Hay películas en las que la arquitectura de su construcción constituye su principal seña de identidad y, si aciertan en este diseño, acostumbran a ser buenas películas, con más o menos interés en función del resto de elementos de argumento, trama o personajes. Incendies (Denis Villeneuve, 2010), por ejemplo, era una excelente película con una exquisita arquitectura.
Seules les bêtes también es una buena película —no voy a establecer comparaciones entre ambas porque es algo que creo que no vale para nada— y tiene en su arquitectura su argumento más contundente, pues a partir de una anécdota, bastante alambicada hay que reconocer, construye un relato mediante los diversos puntos de vista de sus protagonistas con una precisión de cirujano y lleva de la mano al espectador por un desconcertante puzle que este va armando lentamente, encajando las piezas conforme va descubriendo los movimientos de los distintos personajes que participan en el drama y en la intriga. Desde este punto de vista la película es perfecta.

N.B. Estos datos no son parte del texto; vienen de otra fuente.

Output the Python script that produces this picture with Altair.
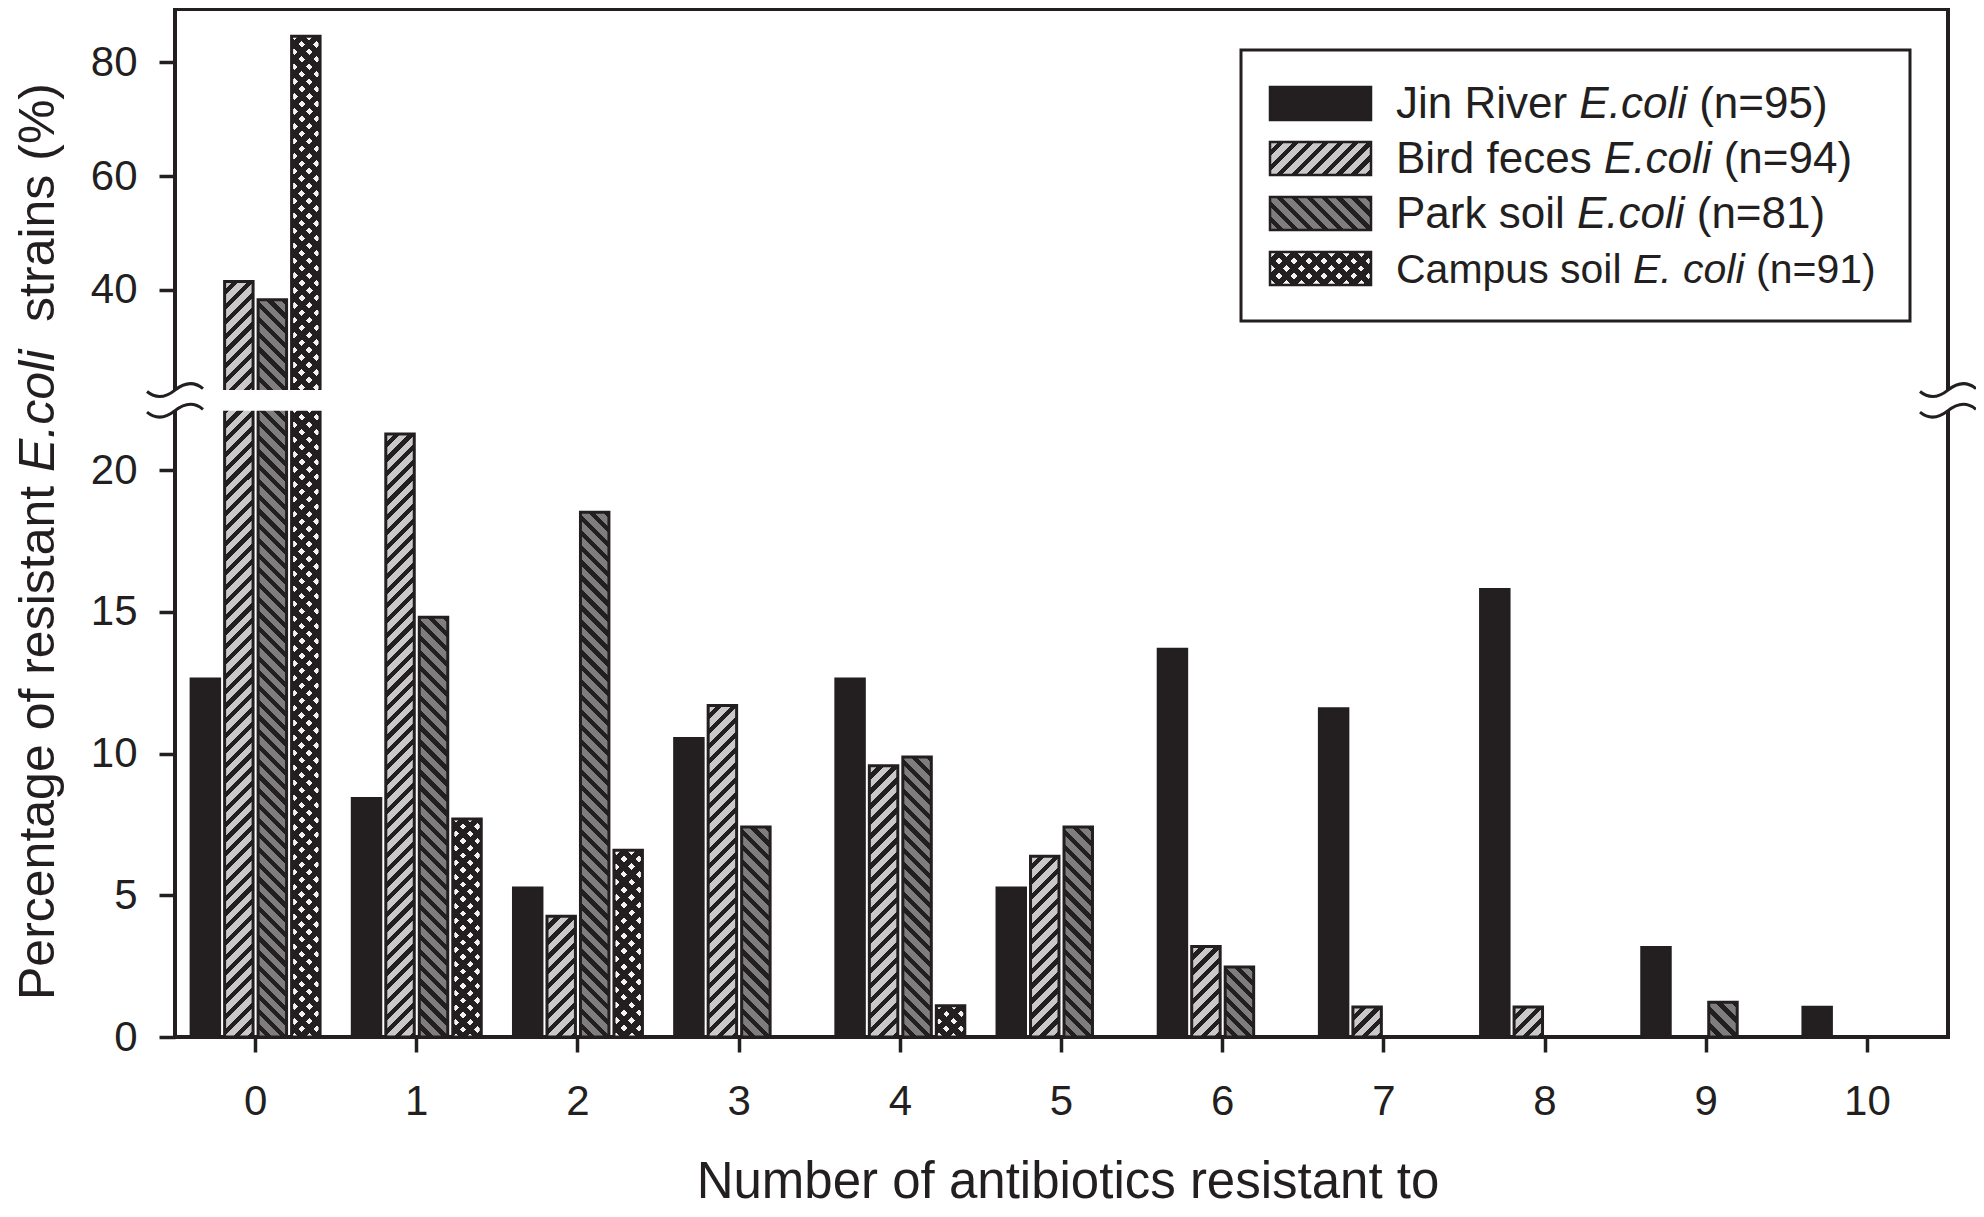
import math
import numpy as np
import altair as alt

# ---------------- data ----------------
groups = [str(i) for i in range(11)]
series = ["Jin River", "Bird feces", "Park soil", "Campus soil"]
jin_river = [12.63, 8.42, 5.26, 10.53, 12.63, 5.26, 13.68, 11.58, 15.79, 3.16, 1.05]
bird_feces = [41.49, 21.28, 4.26, 11.70, 9.57, 6.38, 3.19, 1.06, 1.06, 0, 0]
park_soil = [38.27, 14.81, 18.52, 7.41, 9.88, 7.41, 2.47, 0, 0, 1.23, 0]
campus_soil = [84.62, 7.69, 6.59, 0, 1.10, 0, 0, 0, 0, 0, 0]
legend_names = ["Jin River", "Bird feces", "Park soil", "Campus soil"]
legend_species = ["E.coli", "E.coli", "E.coli", "E. coli"]
legend_counts = ["(n=95)", "(n=94)", "(n=81)", "(n=91)"]
legend_sizes = [44, 44, 44, 41]
y_ticks = [0, 5, 10, 15, 20, 40, 60, 80]
x_title = "Number of antibiotics resistant to"
y_title_parts = ["Percentage of resistant", "E.coli", "strains (%)"]

# ---------------- layout / style ----------------
FONT = "Liberation Sans"
INK = "#231f20"
W, H = 1773, 1028
Y_DOMAIN = [0, 22.1, 22.4, 89.4]
Y_RANGE = [H, 401.7, 381.1, 0]
PAD_IN, PAD_OUT, OFF_PAD = 0.2, 0.1, 0.15
PERIOD = 10.5

AW = {' ': 278, '(': 333, ')': 333, '%': 889, '.': 278, '=': 584,
      'A': 667, 'B': 667, 'C': 722, 'D': 722, 'E': 667, 'F': 611, 'G': 778, 'H': 722,
      'I': 278, 'J': 500, 'K': 667, 'L': 556, 'M': 833, 'N': 722, 'O': 778, 'P': 667,
      'Q': 778, 'R': 722, 'S': 667, 'T': 611, 'U': 722, 'V': 667, 'W': 944, 'X': 667,
      'Y': 667, 'Z': 611,
      'a': 556, 'b': 556, 'c': 500, 'd': 556, 'e': 556, 'f': 278, 'g': 556, 'h': 556,
      'i': 222, 'j': 222, 'k': 500, 'l': 222, 'm': 833, 'n': 556, 'o': 556, 'p': 556,
      'q': 556, 'r': 333, 's': 500, 't': 278, 'u': 556, 'v': 500, 'w': 722, 'x': 500,
      'y': 500, 'z': 500}
for d in "0123456789":
    AW[d] = 556


def tw(s, size):
    return sum(AW.get(c, 556) for c in s) / 1000.0 * size


def stripes(w, h, direction, bg, fg, fg_frac, period=PERIOD):
    a = (w + h) / (w * w + h * h)
    n = max(1, int(round((w + h) / (period * math.sqrt(2)))))
    stops = []
    for k in range(n):
        o0 = round(k / n, 5)
        o1 = round((k + 1 - fg_frac) / n, 5)
        o2 = round((k + 1) / n, 5)
        stops += [{"offset": o0, "color": bg}, {"offset": o1, "color": bg},
                  {"offset": o1, "color": fg}, {"offset": o2, "color": fg}]
    if direction == "/":
        return {"gradient": "linear", "x1": 0, "y1": 0, "x2": a * w, "y2": a * h, "stops": stops}
    return {"gradient": "linear", "x1": 0, "y1": 1, "x2": a * w, "y2": 1 - a * h, "stops": stops}


CLEAR = "rgba(0,0,0,0)"


def fills(name, w, h):
    if name == "Jin River":
        return INK, CLEAR
    if name == "Bird feces":
        return stripes(w, h, "/", "#c9c9c9", INK, 0.42), CLEAR
    if name == "Park soil":
        return stripes(w, h, "\\", "#7e7e7e", INK, 0.42), CLEAR
    return (stripes(w, h, "/", "#f2f2f2", INK, 0.55),
            stripes(w, h, "\\", CLEAR, INK, 0.55))


# bar width as the band scales will compute it
step = W / (len(groups) - PAD_IN + 2 * PAD_OUT)
band = step * (1 - PAD_IN)
bar_w = band / (len(series) - OFF_PAD) * (1 - OFF_PAD)

rows = []
for name, vals in zip(series, [jin_river, bird_feces, park_soil, campus_soil]):
    for g, v in zip(groups, vals):
        if v <= 0:
            continue
        h_px = H - float(np.interp(v, Y_DOMAIN, Y_RANGE))
        f1, f2 = fills(name, bar_w, h_px)
        rows.append({"group": g, "series": name, "value": v, "f1": f1, "f2": f2})

bars_data = alt.Data(values=rows)
one = alt.Data(values=[{"k": 1}])

x_enc = alt.X("group:N", sort=groups, title=None,
              scale=alt.Scale(paddingInner=PAD_IN, paddingOuter=PAD_OUT),
              axis=alt.Axis(labelAngle=0))
xo_enc = alt.XOffset("series:N", sort=series,
                     scale=alt.Scale(paddingInner=OFF_PAD, paddingOuter=0))
y_enc = alt.Y("value:Q", stack=None, title=None,
              scale=alt.Scale(domain=Y_DOMAIN, range=Y_RANGE, nice=False, zero=False),
              axis=alt.Axis(values=y_ticks, labelOverlap=False, labelFlush=False))

bars1 = alt.Chart(bars_data).mark_bar(strokeWidth=0).encode(
    x=x_enc, xOffset=xo_enc, y=y_enc, fill=alt.Fill("f1:N", scale=None))
bars2 = alt.Chart(bars_data).mark_bar(stroke=INK, strokeWidth=3).encode(
    x=x_enc, xOffset=xo_enc, y=y_enc, fill=alt.Fill("f2:N", scale=None))

# axis break: white gap plus wavy marks
gap = alt.Chart(one).mark_rect(fill="white").encode(
    x=alt.value(-12), x2=alt.value(W + 12),
    y=alt.YDatum(22.4, title=None), y2=alt.Y2Datum(22.1))

BREAK = "M -1 0.05 C -0.7 0.3 -0.35 0.28 0 0 C 0.35 -0.28 0.7 -0.3 1 -0.05"
breaks = []
for xv in (0, W):
    for yv in (22.4, 22.1):
        breaks.append(alt.Chart(one).mark_point(
            shape=BREAK, size=3136, filled=False, color=INK, strokeWidth=3, opacity=1
        ).encode(x=alt.value(xv), y=alt.YDatum(yv, title=None)))


def txt(s, x, y, size, style="normal", angle=0, align="left"):
    return alt.Chart(one).mark_text(
        text=s, font=FONT, fontSize=size, fontStyle=style, angle=angle,
        align=align, baseline="alphabetic", color=INK
    ).encode(x=alt.value(x), y=alt.value(y))


def rect(x0, x1, y0, y1, fill, stroke=None, sw=0):
    kw = {"fill": fill, "strokeWidth": sw}
    if stroke:
        kw["stroke"] = stroke
    return alt.Chart(one).mark_rect(**kw).encode(
        x=alt.value(x0), x2=alt.value(x1), y=alt.value(y0), y2=alt.value(y1))


# legend
legend = [rect(1066, 1735, 41, 312, "white", INK, 3)]
for i, (nm, sp, cnt, fs) in enumerate(zip(legend_names, legend_species, legend_counts, legend_sizes)):
    y0, y1 = 78 + 55 * i, 111 + 55 * i
    f1, f2 = fills(nm, 101, 33)
    legend.append(rect(1095, 1196, y0, y1, f1))
    legend.append(rect(1095, 1196, y0, y1, f2, INK, 2.5))
    xb = 1221
    yb = 109 + 55 * i
    legend.append(txt(nm, xb, yb, fs))
    x2 = xb + tw(nm + " ", fs)
    legend.append(txt(sp, x2, yb, fs, "italic"))
    x3 = x2 + tw(sp + " ", fs)
    legend.append(txt(cnt, x3, yb, fs))

# axis titles
titles = [txt(x_title, 893, 1189, 51, align="center")]
YFS = 50
yb0 = 991
yx = -121
titles.append(txt(y_title_parts[0], yx, yb0, YFS, angle=270))
o1 = tw(y_title_parts[0] + " ", YFS)
titles.append(txt(y_title_parts[1], yx, yb0 - o1, YFS, "italic", angle=270))
o2 = o1 + tw(y_title_parts[1] + "  ", YFS)
titles.append(txt(y_title_parts[2], yx, yb0 - o2, YFS, angle=270))

chart = alt.layer(bars1, bars2, gap, *breaks, *legend, *titles).properties(
    width=W, height=H,
    padding={"left": 167, "top": 1, "right": 28, "bottom": 172},
    autosize=alt.AutoSizeParams(type="none"),
).configure_view(
    stroke=INK, strokeWidth=4
).configure_axis(
    domain=False, grid=False, labelFont=FONT, labelFontSize=42, labelColor=INK,
    tickColor=INK, tickWidth=3.5
).configure_axisY(
    tickSize=16, labelPadding=22
).configure_axisX(
    tickSize=15, labelPadding=29
)

chart.save("out.html", embed_options={"renderer": "svg", "actions": False})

La película mantiene, sobradamente, su dignidad en sus recursos de argumento, trama y personajes. Una historia situada en una inhóspita meseta francesa situada a escasa distancia de lugares tan sureños como Sète o Montpellier, con unos personajes plenos de aristas que parecen empeñados en enamorarse, o apasionarse, de la persona equivocada y una trama de fondo bastante novedosa e interesante: las estafas a través de la red mediante la utilización de perfiles falsos atribuidos a seductoras y desvalidas jovencitas. Un universo que la película describe y revela con complejidad y lujo de detalles. El supuesto talón de Aquiles que algunos han visto en esta película se refiere a las múltiples coincidencias con las que ata su argumento. Hay una frontera que resulta difícil de definir y que hay que reconocer de manera casi intuitiva (ese instinto que le hace decir a un autor esto funciona o esto no funciona), la que separa la casualidad (inaceptable) del azar (trágico). Nadie atribuiría los sucesos finales del «Macbeth» de Shakespeare a la casualidad, sino al más trágico de los azares del destino (el narrador es el equivalente de las brujas de aquella). Pero, de todos modos, la mirada sobre esta frontera es algo bastante personal y cada uno «siente» esa dualidad azar versus casualidad de una manera distinta. En esta película leo, siento, sin ningún margen para la duda, un azar de aliento especialmente trágico, algo que, incluso, el propio cineasta se encarga de reforzar con esa coincidencia final que no le hacía ninguna falta para terminar de armar la trama y que está colocada como cierre del relato como si quisiera recordarnos que esa es la clave en la que hemos de leer esta sugestiva película.